First off, the banks committed a complicated crime. When a guy walks in the front of the bank wearing a stocking over his head and a gun in his hand we can all get our heads round the fact that he's a bad guy intent on ripping the place off. When a guy sits seven stories up wearing a suit, devising bogus derivatives that add no value to anybody but his own pay packet we get a brain freeze trying to see what he's doing wrong. The entire sub-prime mortgage crime was institution after institution piling into new derivatives that any first year college student could have told you were going to end in tears. Tears for us, the patsies bailing out the greedy banks.

Secondly, banks have more resources than the people policing them. They have more lawyers, more lobbying power, more PR power. And they use it ruthlessly and relentlessly. When Harry Markoplos tried to repeatedly warn the SEC about Bernard Madoff they dismissed him with - amongst other reasons - the fact they were focusing on mutual funds. The regulators can only fight so many fires and Wall Street lights them all over the place.

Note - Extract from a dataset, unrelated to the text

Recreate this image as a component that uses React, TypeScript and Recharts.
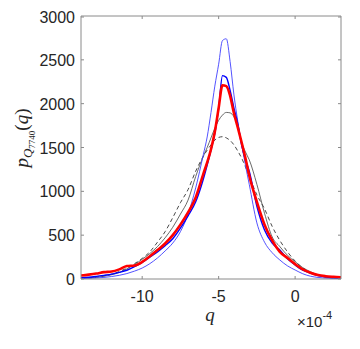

Then - sick Goldman Sachs punchline alert - they also figure that on the rare occasion that they do get caught that, what the hell, we'll pay the fine. In the long run it still pays dividends. (To the bankers, not their shareholders, obviously.) Oh, and if we're doing punchlines here why not let's top that last one with this: Wall Street used the bail-out money to lobby Congress to not tighten the banking regulations that they had so comprehensively abused. Boom, and the banks bring the house down - literally.

Thirdly, bankers have a greater incentive to commit crimes than the regulators do to stop them. If the regulators spot the rules being bent or broken or wholly new and unexpected crimes being committed and they manage to stop these, well, the world becomes a slightly less screwed-up place. If the bankers drive through a new derivative or bogus money-making scheme they make millions - billions even. Now, who do you think is more motivated in that fight?

Why is this relevant today? Because Greece is about to default. Because Portugal could be next. Then Ireland. Then Spain. At which point all bets are off. Because the ratings agencies - the very people who took fat paydays off the banks in return for slapping AAA-ratings on their ultimately-junk sub-prime derivatives - are downgrading these economies. And instead of telling them to go take a hike we're cow-towing to them. Because the very existential threat that visited us in 2008 with the demise of Lehman Brothers is back and this time deferring the entire crisis won't wash. Because the banks screwed our economies and us. All so a tiny group of people could earn millions, leaving us the bill.

"How did the banks get away with it?" That's how. The tragedy for me is that the banks didn't have that Milly Dowler moment. That crystalising moment where the soft crimes they commit day in, day out, like News International's worst excesses, suddenly could be understood. Because if there's one thing we can understand it's a human price. When we rage against Murdoch and the tentacles of his empire we should consider how alike this is to the world of banking. How corrosive their endeavours are to our societies, how damaging.

The politicians have shown us what is possible when they harness public outrage, have shown us how an over-reaching bully like Murdoch can be beaten into a retreat. We need the same with the banks and we need it more urgently than any problems deriving from News International. Because the Credit Crunch is back and, trust me, the banks will be shrugging their shoulders and saying "It's nothing to do with us". Wrong. It's everything to do with them.